Immunization isn’t just for children. Some of those vaccinations you may have had as a child can wear off over time, becoming less effective. You may need additional vaccinations if you’re traveling to a different country for work or vacation, if you’re going to be around young children who may not yet be immunized, or if you have certain health conditions. As new vaccinations are developed, you can protect yourself from additional illnesses. In addition, with age, your immune system becomes weaker, and complications from illnesses can be more serious.
Keeping up-to-date on your immunizations can help keep you healthier and can prevent spreading diseases to those around you.

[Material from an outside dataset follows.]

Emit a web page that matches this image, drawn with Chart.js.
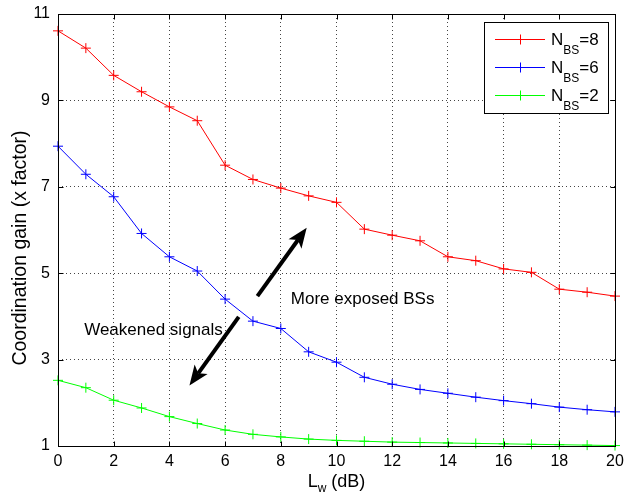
<!DOCTYPE html>
<html><head><meta charset="utf-8">
<script src="https://cdn.jsdelivr.net/npm/chart.js@4/dist/chart.umd.min.js"></script>
<style>html,body{margin:0;padding:0;background:#fff;}#wrap{width:625px;height:495px;}</style>
</head><body><div id="wrap"><canvas id="c" width="625" height="495"></canvas></div>
<script>
const lwDb = [0,1,2,3,4,5,6,7,8,9,10,11,12,13,14,15,16,17,18,19,20];
const gainN8 = [10.61,10.21,9.58,9.20,8.85,8.53,7.50,7.17,6.97,6.79,6.64,6.02,5.88,5.75,5.38,5.29,5.10,5.02,4.63,4.56,4.47];
const gainN6 = [7.94,7.29,6.77,5.92,5.38,5.05,4.40,3.89,3.72,3.18,2.94,2.59,2.43,2.31,2.22,2.13,2.05,1.98,1.90,1.84,1.79];
const gainN2 = [2.52,2.35,2.06,1.88,1.68,1.52,1.37,1.27,1.21,1.16,1.13,1.11,1.09,1.08,1.07,1.06,1.05,1.04,1.03,1.02,1.01];
const seriesBS = ['8','6','2'];
const seriesColors = ['#ff0000','#0000ff','#00ff00'];
const xTicks = [0,2,4,6,8,10,12,14,16,18,20];
const yTicks = [1,3,5,7,9,11];
const xTitle = ['L','w',' (dB)'];
const yTitle = 'Coordination gain (x factor)';
const arrowUp = {from:[7.16,4.47], to:[8.93,6.05]};
const arrowDown = {from:[6.49,3.99], to:[4.72,2.40]};
const noteMore = {text:'More exposed BSs', at:[8.36,4.28]};
const noteWeak = {text:'Weakened signals', at:[0.94,3.57]};

const FONT = '"Liberation Sans", Arial, Helvetica, sans-serif';
const series = [gainN8, gainN6, gainN2];

function mk(vals){ return lwDb.map((x,i)=>({x:x, y:vals[i]})); }

const datasets = series.map((vals,i)=>({
  label: 'N_BS=' + seriesBS[i],
  data: mk(vals),
  borderColor: seriesColors[i],
  backgroundColor: seriesColors[i],
  borderWidth: 1,
  pointStyle: 'cross',
  pointRadius: 5,
  pointBorderWidth: 1,
  tension: 0,
  clip: false
}));

function drawArrow(ctx, x1, y1, x2, y2){
  const a = Math.atan2(y2-y1, x2-x1);
  const c = Math.cos(a), s = Math.sin(a);
  const hl = 20, hw = 8, notch = 5;
  const bx = x2 - hl*c, by = y2 - hl*s;
  ctx.save();
  ctx.strokeStyle = '#000'; ctx.fillStyle = '#000';
  ctx.lineWidth = 4; ctx.lineCap = 'butt';
  ctx.beginPath(); ctx.moveTo(x1,y1); ctx.lineTo(bx + notch*c, by + notch*s); ctx.stroke();
  ctx.beginPath();
  ctx.moveTo(x2,y2);
  ctx.lineTo(bx - hw*s, by + hw*c);
  ctx.lineTo(bx + notch*c, by + notch*s);
  ctx.lineTo(bx + hw*s, by - hw*c);
  ctx.closePath(); ctx.fill();
  ctx.restore();
}

const deco = {
  id: 'deco',
  afterDraw(chart){
    const ctx = chart.ctx, xs = chart.scales.x, ys = chart.scales.y, ca = chart.chartArea;
    ctx.save();
    ctx.strokeStyle = '#000'; ctx.lineWidth = 1; ctx.setLineDash([]);
    const L = Math.round(ca.left)+0.5, R = Math.round(ca.right)+0.5, T = Math.round(ca.top)+0.5, B = Math.round(ca.bottom)+0.5;
    ctx.strokeRect(L, T, R-L, B-T);
    ctx.beginPath();
    xTicks.forEach(v=>{ const px = Math.round(xs.getPixelForValue(v))+0.5; ctx.moveTo(px,B); ctx.lineTo(px,B-5); ctx.moveTo(px,T); ctx.lineTo(px,T+5); });
    yTicks.forEach(v=>{ const py = Math.round(ys.getPixelForValue(v))+0.5; ctx.moveTo(L,py); ctx.lineTo(L+5,py); ctx.moveTo(R,py); ctx.lineTo(R-5,py); });
    ctx.stroke();
    [arrowUp, arrowDown].forEach(a=>{
      drawArrow(ctx, xs.getPixelForValue(a.from[0]), ys.getPixelForValue(a.from[1]), xs.getPixelForValue(a.to[0]), ys.getPixelForValue(a.to[1]));
    });
    ctx.fillStyle = '#000'; ctx.font = '17px ' + FONT; ctx.textAlign = 'left'; ctx.textBaseline = 'alphabetic';
    [noteMore, noteWeak].forEach(n=>{ ctx.fillText(n.text, xs.getPixelForValue(n.at[0]), ys.getPixelForValue(n.at[1])); });
    const lx = 484.5, ly = 22.5, lwid = 124, lh = 91;
    ctx.fillStyle = '#fff'; ctx.fillRect(lx, ly, lwid, lh);
    ctx.strokeStyle = '#000'; ctx.lineWidth = 1; ctx.strokeRect(lx, ly, lwid, lh);
    chart.data.datasets.forEach((d,i)=>{
      const cy = 39.5 + i*28;
      ctx.strokeStyle = d.borderColor; ctx.lineWidth = 1;
      ctx.beginPath(); ctx.moveTo(495, cy); ctx.lineTo(545, cy);
      ctx.moveTo(520.5, cy-5); ctx.lineTo(520.5, cy+5); ctx.stroke();
      ctx.fillStyle = '#000'; ctx.textAlign = 'left'; ctx.textBaseline = 'alphabetic';
      ctx.font = '17px ' + FONT;
      let x = 551; const base = cy + 5;
      ctx.fillText('N', x, base); x += ctx.measureText('N').width;
      ctx.font = '12px ' + FONT;
      ctx.fillText('BS', x, base + 9); x += ctx.measureText('BS').width;
      ctx.font = '17px ' + FONT;
      ctx.fillText('=' + seriesBS[i], x, base);
    });
    ctx.fillStyle = '#000';
    ctx.font = '18px ' + FONT;
    const w0 = ctx.measureText(xTitle[0]).width, w2 = ctx.measureText(xTitle[2]).width;
    ctx.font = '12px ' + FONT;
    const w1 = ctx.measureText(xTitle[1]).width;
    let tx = (ca.left + ca.right)/2 - (w0+w1+w2)/2;
    const tb = 487;
    ctx.font = '18px ' + FONT; ctx.fillText(xTitle[0], tx, tb); tx += w0;
    ctx.font = '12px ' + FONT; ctx.fillText(xTitle[1], tx, tb + 5); tx += w1;
    ctx.font = '18px ' + FONT; ctx.fillText(xTitle[2], tx, tb);
    ctx.translate(26, 248); ctx.rotate(-Math.PI/2);
    ctx.font = '19.5px ' + FONT; ctx.textAlign = 'center'; ctx.textBaseline = 'alphabetic';
    ctx.fillText(yTitle, 0, 0);
    ctx.restore();
  }
};

new Chart(document.getElementById('c'), {
  type: 'line',
  data: { datasets },
  options: {
    responsive: false, animation: false,
    layout: { padding: { left: 0, right: 10, top: 14, bottom: 0 } },
    plugins: { legend: { display: false }, tooltip: { enabled: false } },
    scales: {
      x: {
        type: 'linear', min: 0, max: 20,
        afterBuildTicks: s => { s.ticks = xTicks.map(v=>({value:v})); },
        afterFit: s => { s.height = 49; s.paddingLeft = 0; s.paddingRight = 0; s.paddingTop = 0; s.paddingBottom = 0; },
        ticks: { color: '#000', font: { family: FONT, size: 16 }, padding: 6, maxRotation: 0, autoSkip: false },
        grid: { color: '#444', lineWidth: 1, drawTicks: false },
        border: { display: false, dash: [1,3] }
      },
      y: {
        type: 'linear', min: 1, max: 11,
        afterBuildTicks: s => { s.ticks = yTicks.map(v=>({value:v})); },
        afterFit: s => { s.width = 58; s.paddingLeft = 0; s.paddingRight = 0; s.paddingTop = 0; s.paddingBottom = 0; },
        ticks: { color: '#000', font: { family: FONT, size: 16 }, padding: 8, autoSkip: false },
        grid: { color: '#444', lineWidth: 1, drawTicks: false },
        border: { display: false, dash: [1,3] }
      }
    }
  },
  plugins: [deco]
});
</script></body></html>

Your healthcare professional may recommend specific immunizations based on your individual health conditions and needs.
For most adults, the Centers for Disease Control and Prevention (CDC) recommends these vaccines:
- Influenza (flu) vaccine: All adults should get a flu shot each year. Although the shot does not provide 100 percent protection, it cuts the risk of getting the flu by 40 – 60 percent. Because each year’s strain of flu is different, you need a new vaccine that has been developed to address that year’s particular strain. The 2017-2018 flu season was one of the worst in the last decade. Because older adults may have a weaker immune system, they can be more susceptible to the flu and further complications.
- Tetanus, diphtheria, pertussis (Tdap or Td): This combination vaccination protects against the bacterial infection that causes lockjaw as well as diphtheria (a respiratory infection) and whooping cough. You may have had the shot as a child, but protection fades over time. You only need the Tdap once, but you should have the Td booster dose every 10 years.
- Chickenpox: Although chickenpox may seem more like a nuisance childhood illness, it can be serious, particularly for adults with complications such as dehydration, pneumonia, bloodstream infections, toxic shock syndrome and brain infection or inflammation. If you have not had chickenpox, you should get the vaccine.
- Shingles: If you have had chickenpox, the virus can remain dormant for years, reactivating later in life to cause shingles. Outbreaks of shingles, with its itchy rash and possible nerve damage, can reoccur. About 1 in 3 adults will develop shingles during their lifetime, with the odds increasing as you age. The CDC recommends the shingles vaccine for adults 50 and older.
- Pneumococcal vaccine: Recommended for adults 65 plus, the pneumococcal vaccine helps prevent the infection that causes pneumonia, meningitis and the bloodstream infection sepsis. Pneumococcal infections can escalate quickly and can have long-term complications including hearing loss, seizures, blindness and heart problems. The vaccine also is recommended for adults under 65 who smoke or have asthma, diabetes or other immune problems.
- MMR (Measles, Mumps, Rubella): For adults born in 1957 or later, the CDC recommends the MMR if you have not yet received it. Measles, mumps and rubella are rare in the United States since many people have been immunized, but these diseases can be contagious and lead to complications such as pneumonia and brain inflammation. If a pregnant woman gets rubella during pregnancy, her baby is at risk of developing serious birth defects.
- HPV: Young adults, especially women aged 19 to 26 and men aged 19 to 21 should get the vaccine to guard against the human papillomavirus, a very common virus, infecting one in four people in the United States. Although most people with HPV will not develop health problems, HPV can cause certain cancers and other diseases.
In addition to these vaccinations, the CDC recommends talking with your doctor about the meningococcal vaccine to guard against meningitis (a bacterial or viral infection that causes an inflammation of the membranes covering the brain and spinal cord) and Hepatitis A and B (communicable diseases affecting the liver).
Are you up-to-date on your immunizations? Talk with your doctor to find out if you need any additional vaccines and make an appointment for fall to get your annual flu shot — flu season will be here before you know it!